4. Upper-Level Course Instruction

The 300-level courses provide structure but also allow much more autonomy for graduate student instructors than lower-level courses at the 100 and 200 levels. The 400-level seminars requires that the student take full responsibility for the design of a syllabus while taking into account how it will fit within the undergraduate curriculum; syllabi must be approved by the DGS and/or Chair of the Department of Spanish and Portuguese. While teaching at the 300 and 400 levels, graduate student instructors will be assigned a teaching mentor (normally from the tenure-track or lecture-track faculty of the Department of Spanish and Portuguese, and in many cases, the student's advisor.) to help them with their teaching responsibilities and to further their pedagogical development.
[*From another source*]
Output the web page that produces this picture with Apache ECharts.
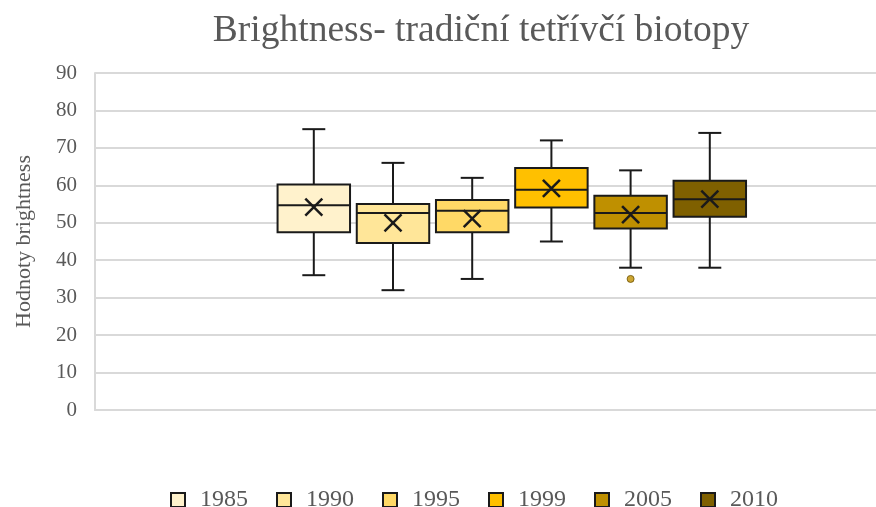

Alternative Teaching Opportunities

We are aware that students may wish to acquire other sorts of teaching experience in other departments, perhaps serving as teaching assistants in a large lecture class or co-teaching (in Spanish or English) with a faculty member from Spanish and Portuguese or some other department. Those students who plan to pursue alternative careers may also substitute the teaching of the fourth course with other experience that will be relevant to their career goals, such as team research, community engagement, and digital scholarship. All these options are open to discussion and will need to be decided on a case-by-case basis in collaboration with the DGS and the dissertation advisor.